Work required: Retype all of the listing exactly, passing over any picture you find.

======== Recorded data ========

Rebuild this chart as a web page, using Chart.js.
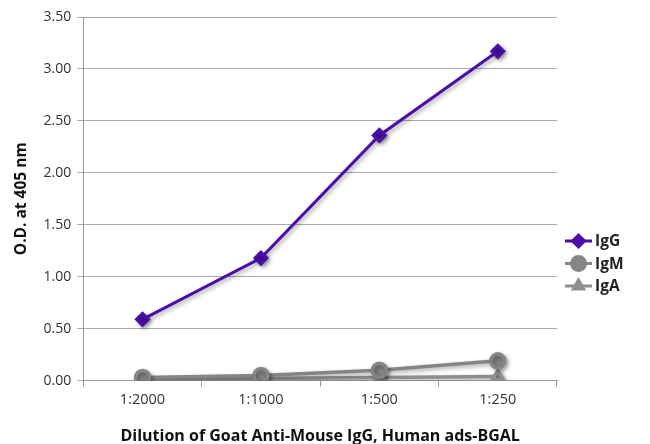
<!DOCTYPE html>
<html>
<head>
    <title>O.D. at 405 nm</title>
    <script src="https://cdn.jsdelivr.net/npm/chart.js"></script>
    <style>
        html, body { margin: 0; padding: 0; background: #fff; }
        #box { width: 650px; height: 444px; }
    </style>
</head>
<body>
    <div id="box"><canvas id="odChart"></canvas></div>

    <script>
        const dilutions = ['1:2000', '1:1000', '1:500', '1:250'];
        const igG = [0.59, 1.18, 2.36, 3.17];
        const igM = [0.03, 0.05, 0.10, 0.19];
        const igA = [0.01, 0.02, 0.03, 0.04];
        const seriesNames = ['IgG', 'IgM', 'IgA'];
        const yTicks = [0, 0.5, 1, 1.5, 2, 2.5, 3, 3.5];

        const fontFamily = '"Open Sans", "Noto Sans", sans-serif';

        // soft drop shadow under the lines, like the original
        const shadowPlugin = {
            id: 'shadow',
            beforeDatasetsDraw(chart) {
                const ctx = chart.ctx;
                ctx.save();
                ctx.shadowColor = 'rgba(0, 0, 0, 0.35)';
                ctx.shadowBlur = 4;
                ctx.shadowOffsetX = 2;
                ctx.shadowOffsetY = 2;
            },
            afterDatasetsDraw(chart) {
                chart.ctx.restore();
            }
        };

        // legend at right: line with marker, bold label
        const sideLegend = {
            id: 'sideLegend',
            afterDraw(chart) {
                const ctx = chart.ctx;
                const x0 = chart.chartArea.right + 8;
                let y = 241;
                chart.data.datasets.forEach((ds) => {
                    ctx.save();
                    ctx.strokeStyle = ds.borderColor;
                    ctx.fillStyle = ds.backgroundColor;
                    ctx.lineWidth = 3;
                    ctx.beginPath();
                    ctx.moveTo(x0, y);
                    ctx.lineTo(x0 + 27, y);
                    ctx.stroke();
                    Chart.helpers.drawPoint(ctx, {
                        pointStyle: ds.pointStyle,
                        radius: ds.pointRadius,
                        borderWidth: 1
                    }, x0 + 13.5, y);
                    ctx.fillStyle = '#222';
                    ctx.font = 'bold 15.5px ' + fontFamily;
                    ctx.textBaseline = 'middle';
                    ctx.fillText(ds.label, x0 + 30, y + 1);
                    ctx.restore();
                    y += 22.5;
                });
            }
        };

        const ctx = document.getElementById('odChart').getContext('2d');
        window.myChart = new Chart(ctx, {
            type: 'line',
            data: {
                labels: dilutions,
                datasets: [{
                    label: seriesNames[0],
                    data: igG,
                    borderColor: '#4b0fa8',
                    backgroundColor: '#4b0fa8',
                    pointStyle: 'rectRot',
                    pointRadius: 6,
                    borderWidth: 3
                }, {
                    label: seriesNames[1],
                    data: igM,
                    borderColor: '#858585',
                    backgroundColor: '#858585',
                    pointStyle: 'circle',
                    pointRadius: 7,
                    borderWidth: 3.5
                }, {
                    label: seriesNames[2],
                    data: igA,
                    borderColor: '#8e8e8e',
                    backgroundColor: '#8e8e8e',
                    pointStyle: 'triangle',
                    pointRadius: 6,
                    borderWidth: 3.5
                }]
            },
            options: {
                responsive: true,
                maintainAspectRatio: false,
                animation: false,
                layout: { padding: { top: 17, right: 93, left: 12, bottom: 0 } },
                plugins: {
                    legend: { display: false },
                    tooltip: { enabled: false }
                },
                scales: {
                    x: {
                        offset: true,
                        grid: {
                            offset: true,
                            drawOnChartArea: false,
                            color: '#999',
                            tickLength: 6
                        },
                        border: { color: '#999', width: 1 },
                        ticks: {
                            color: '#333',
                            font: { family: fontFamily, size: 14.5 },
                            padding: 5
                        },
                        title: {
                            display: true,
                            text: 'Dilution of Goat Anti-Mouse IgG, Human ads-BGAL',
                            color: '#111',
                            font: { family: fontFamily, size: 16, weight: 'bold', lineHeight: 1 },
                            padding: { top: 14, bottom: 0 }
                        }
                    },
                    y: {
                        min: 0,
                        max: 3.5,
                        afterBuildTicks(axis) {
                            axis.ticks = yTicks.map(v => ({ value: v }));
                        },
                        grid: { color: '#aaa', tickLength: 6 },
                        border: { color: '#999', width: 1 },
                        ticks: {
                            color: '#333',
                            font: { family: fontFamily, size: 14 },
                            padding: 6,
                            callback: (v) => Number(v).toFixed(2)
                        },
                        title: {
                            display: true,
                            text: 'O.D. at 405 nm',
                            color: '#111',
                            font: { family: fontFamily, size: 15.5, weight: 'bold' },
                            padding: { top: 0, bottom: 7 }
                        }
                    }
                }
            },
            plugins: [shadowPlugin, sideLegend]
        });
    </script>
</body>
</html>
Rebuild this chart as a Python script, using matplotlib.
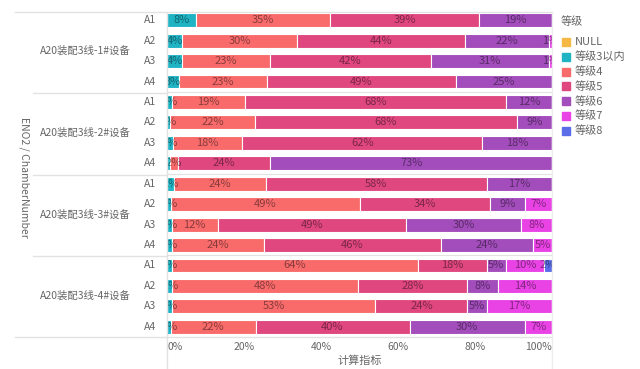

========

Response to this exercise:
Rebuild this chart as a web page, using Chart.js.
<!DOCTYPE html>
<html>
<head>
    <title>O.D. at 405 nm</title>
    <script src="https://cdn.jsdelivr.net/npm/chart.js"></script>
    <style>
        html, body { margin: 0; padding: 0; background: #fff; }
        #box { width: 650px; height: 444px; }
    </style>
</head>
<body>
    <div id="box"><canvas id="odChart"></canvas></div>

    <script>
        const dilutions = ['1:2000', '1:1000', '1:500', '1:250'];
        const igG = [0.59, 1.18, 2.36, 3.17];
        const igM = [0.03, 0.05, 0.10, 0.19];
        const igA = [0.01, 0.02, 0.03, 0.04];
        const seriesNames = ['IgG', 'IgM', 'IgA'];
        const yTicks = [0, 0.5, 1, 1.5, 2, 2.5, 3, 3.5];

        const fontFamily = '"Open Sans", "Noto Sans", sans-serif';

        // soft drop shadow under the lines, like the original
        const shadowPlugin = {
            id: 'shadow',
            beforeDatasetsDraw(chart) {
                const ctx = chart.ctx;
                ctx.save();
                ctx.shadowColor = 'rgba(0, 0, 0, 0.35)';
                ctx.shadowBlur = 4;
                ctx.shadowOffsetX = 2;
                ctx.shadowOffsetY = 2;
            },
            afterDatasetsDraw(chart) {
                chart.ctx.restore();
            }
        };

        // legend at right: line with marker, bold label
        const sideLegend = {
            id: 'sideLegend',
            afterDraw(chart) {
                const ctx = chart.ctx;
                const x0 = chart.chartArea.right + 8;
                let y = 241;
                chart.data.datasets.forEach((ds) => {
                    ctx.save();
                    ctx.strokeStyle = ds.borderColor;
                    ctx.fillStyle = ds.backgroundColor;
                    ctx.lineWidth = 3;
                    ctx.beginPath();
                    ctx.moveTo(x0, y);
                    ctx.lineTo(x0 + 27, y);
                    ctx.stroke();
                    Chart.helpers.drawPoint(ctx, {
                        pointStyle: ds.pointStyle,
                        radius: ds.pointRadius,
                        borderWidth: 1
                    }, x0 + 13.5, y);
                    ctx.fillStyle = '#222';
                    ctx.font = 'bold 15.5px ' + fontFamily;
                    ctx.textBaseline = 'middle';
                    ctx.fillText(ds.label, x0 + 30, y + 1);
                    ctx.restore();
                    y += 22.5;
                });
            }
        };

        const ctx = document.getElementById('odChart').getContext('2d');
        window.myChart = new Chart(ctx, {
            type: 'line',
            data: {
                labels: dilutions,
                datasets: [{
                    label: seriesNames[0],
                    data: igG,
                    borderColor: '#4b0fa8',
                    backgroundColor: '#4b0fa8',
                    pointStyle: 'rectRot',
                    pointRadius: 6,
                    borderWidth: 3
                }, {
                    label: seriesNames[1],
                    data: igM,
                    borderColor: '#858585',
                    backgroundColor: '#858585',
                    pointStyle: 'circle',
                    pointRadius: 7,
                    borderWidth: 3.5
                }, {
                    label: seriesNames[2],
                    data: igA,
                    borderColor: '#8e8e8e',
                    backgroundColor: '#8e8e8e',
                    pointStyle: 'triangle',
                    pointRadius: 6,
                    borderWidth: 3.5
                }]
            },
            options: {
                responsive: true,
                maintainAspectRatio: false,
                animation: false,
                layout: { padding: { top: 17, right: 93, left: 12, bottom: 0 } },
                plugins: {
                    legend: { display: false },
                    tooltip: { enabled: false }
                },
                scales: {
                    x: {
                        offset: true,
                        grid: {
                            offset: true,
                            drawOnChartArea: false,
                            color: '#999',
                            tickLength: 6
                        },
                        border: { color: '#999', width: 1 },
                        ticks: {
                            color: '#333',
                            font: { family: fontFamily, size: 14.5 },
                            padding: 5
                        },
                        title: {
                            display: true,
                            text: 'Dilution of Goat Anti-Mouse IgG, Human ads-BGAL',
                            color: '#111',
                            font: { family: fontFamily, size: 16, weight: 'bold', lineHeight: 1 },
                            padding: { top: 14, bottom: 0 }
                        }
                    },
                    y: {
                        min: 0,
                        max: 3.5,
                        afterBuildTicks(axis) {
                            axis.ticks = yTicks.map(v => ({ value: v }));
                        },
                        grid: { color: '#aaa', tickLength: 6 },
                        border: { color: '#999', width: 1 },
                        ticks: {
                            color: '#333',
                            font: { family: fontFamily, size: 14 },
                            padding: 6,
                            callback: (v) => Number(v).toFixed(2)
                        },
                        title: {
                            display: true,
                            text: 'O.D. at 405 nm',
                            color: '#111',
                            font: { family: fontFamily, size: 15.5, weight: 'bold' },
                            padding: { top: 0, bottom: 7 }
                        }
                    }
                }
            },
            plugins: [shadowPlugin, sideLegend]
        });
    </script>
</body>
</html>
Rebuild this chart as a Python script, using matplotlib.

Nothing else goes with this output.